On 03/10/2014 01:30 AM, David Miller wrote:
From: Sebastian Hesselbarth <sebastian.hesselbarth@xxxxxxxxx>
Date: Mon, 10 Mar 2014 00:25:24 +0100
There is no way to determine if a bootloader is broken or not. The
sysfs knob allows to provide a use case based decision. Of course,
we can invent some freaky device tree property but that the DT
maintainers will not like either.
My point is that whatever mechanism is used to "decide" that the sysfs
knob gets set, can also be used to "decide" that a DT property is
instantiated in the device tree.
The mechanism is manual, no automatic way to determine it.
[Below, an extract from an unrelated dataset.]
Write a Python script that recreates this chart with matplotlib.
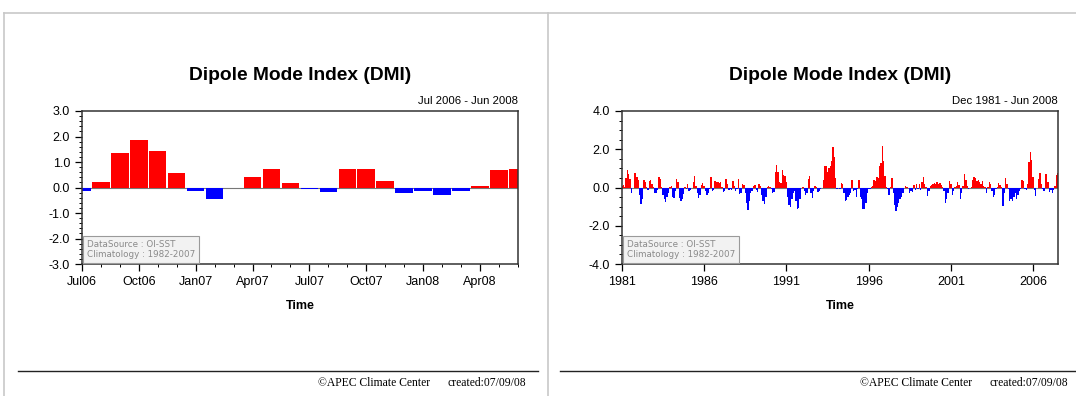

I understand
your point, but DT maintainers will argue here that DT is to describe HW
not SW. And a badly written bootloader initialization routine for a PHY
is SW.
Also, this will force us to maintain two sets of DT files for each
affected board: one for those with broken bootloader and one for those
with an updated, fixed bootloader. And of course, the broken bootloaders
are from pre-DT times and cannot even set that property but require the
user to pick the right DT.
If you are still against a sysfs knob, I see no way to provide a user
accessible way to prevent the PHY to be suspended. And the user is the
only reliable instance to decide not to suspend it.